En octobre prochain paraîtra un nouvel ouvrage très important pour moi aux éditions Magnani : La tendresse des pierres. Ce projet représente plus de deux années de travail et prend pour point de départ l’envie de raconter la maladie de mon père, ses conséquences et ses transformations. Comment tout reconstruire autour d’un homme mutilé par les opérations et devenu dépendant ? Cette épreuve ne doit-elle finalement pas être plutôt envisagée comme une aubaine de pouvoir faire une nouvelle rencontre avec cet homme au caractère très dur ? Le sujet est assez délicat et toute la difficulté a été, pour moi, de trouver le ton juste. Je souhaitais l’histoire tendre, pudique, touchante mais aussi absurde et remplie d’humour. Très vite, je me suis aperçu que le sujet du livre était important mais que l’intérêt se situe aussi au-delà du propos. En effet, on a tendance à se demander «de quoi ça parle?», à se focaliser sur l’intrigue, ici il faudrait peut être plutôt se questionner sur «comment ça en parle ?» Le récit aborde le thème de façon surréaliste. Le père n’est pas malade mais subit des transformations. On ne parle pas de trachéotomie ou de respirateur artificiel mais d’un nez porté comme une parure et d’un poumon à roulettes qu’il doit tirer derrière lui comme une valise.

 

Le livre est composé d’une succession d’allégories et le texte est comme un fil de couture qui vient créer un lien entre les différents chapitres, les différentes ambiances et mises en scène. En effet, ce qui est étonnant c’est que le personnage du père est changeant, il bouge au gré des métaphores. Ce n’est pas parce qu’on lui a retiré sa bouche dans un chapitre, qu’il n’en aura plus dans la suite du livre. Ainsi, il est parfois géant, parfois sans visage, parfois enfant, parfois rocher, parfois une immense silhouette noire. Sa représentation s’adapte à ce que dit le texte et fait de lui un personnage mouvant, insaisissable, sans cesse refaçonné.
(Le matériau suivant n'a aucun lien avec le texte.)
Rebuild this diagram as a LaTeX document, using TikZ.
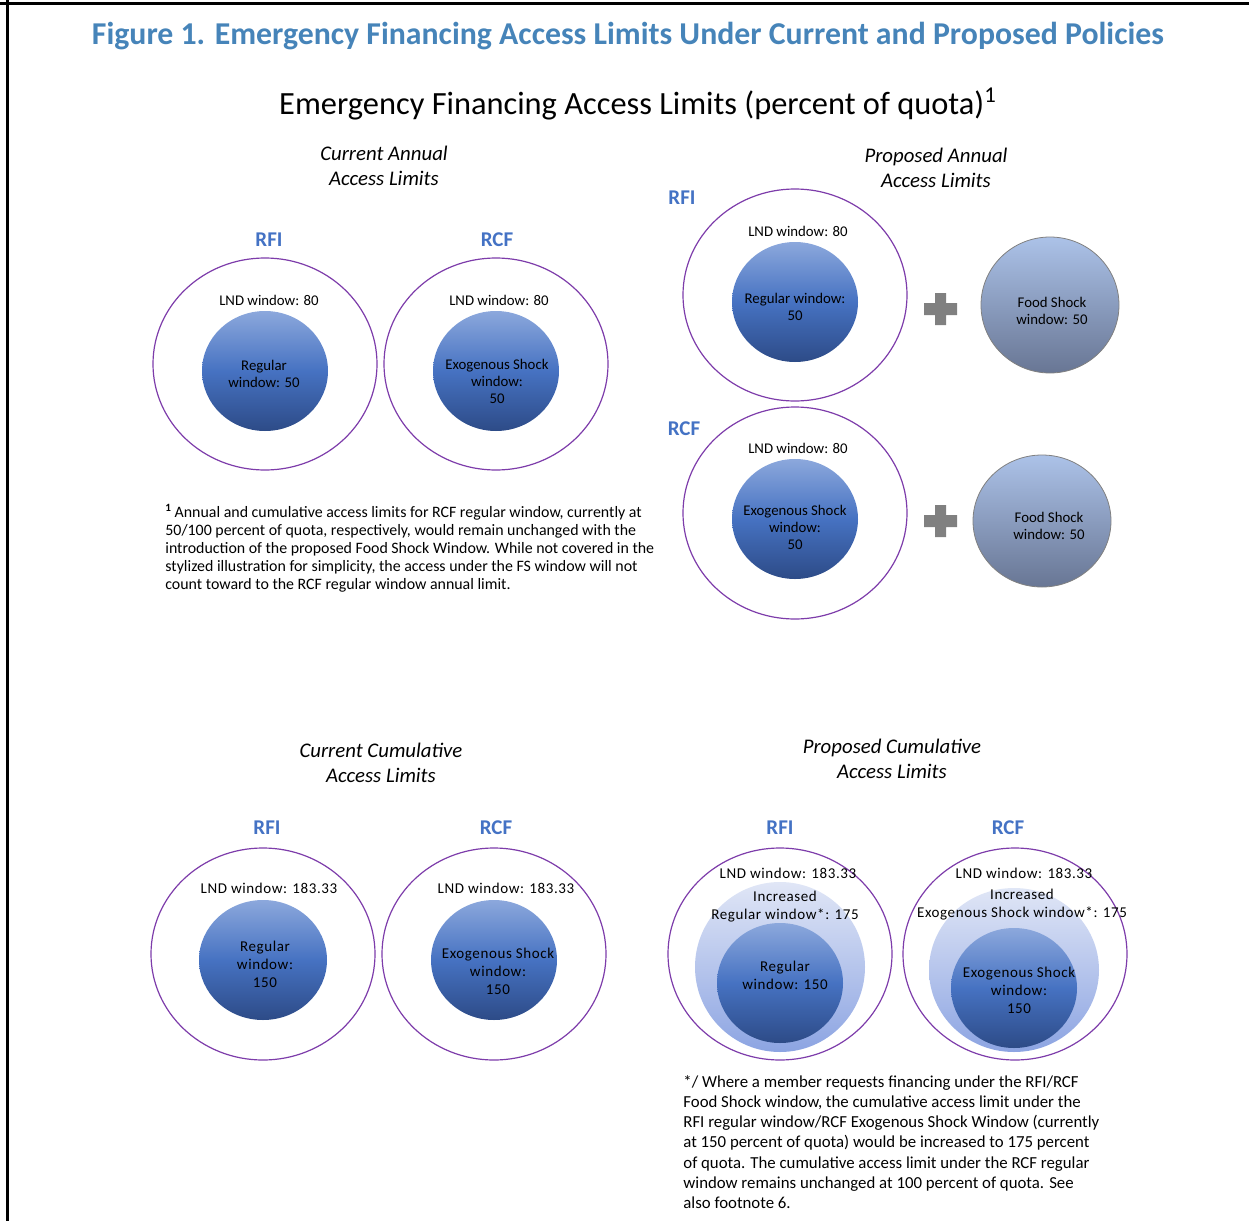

J’essaie de le comprendre et de l’analyser. Je réfléchis à voix haute à t

oute une série d’hypothèses emmenant le lecteur avec moi dans différents voyages poétiques et mettant en évidence toute la richesse et la complexité de son caractère. Est-ce un enfant fragile ou un homme aussi râpeux qu’un rocher ? Est-ce une personne faible qui attend la mort ou un roi tyrannique, incapable d’éprouver un peu de reconnaissance ?

J’ai souvent envie d’employer le terme de «spectacle littéraire» pour parler de ce livre. Car, au commencement, il ne s’agissait que d’un texte et d’un travail d’écriture sur plusieurs périodes. Ensuite, sont venues les images. Je ne voulais pas «illustrer» mais «mettre en scène». C’est quelque chose de fondamental pour moi. Mes personnages, je les imagine, toujours, être des acteurs, des danseurs. On les voit de loin comme au théâtre, ils sont toujours pieds nus comme lors d’une répétition. J’attache beaucoup d’importance à leur gestuelle, à leur déplacement. Pour moi, les hommes en blanc ne sont pas seulement des médecins mais aussi un groupe de danseurs aux actions souvent synchronisées. Dans chaque chapitre, j’invente un décor et une logique. Ensuite, je fais entrer les acteurs et je joue avec eux.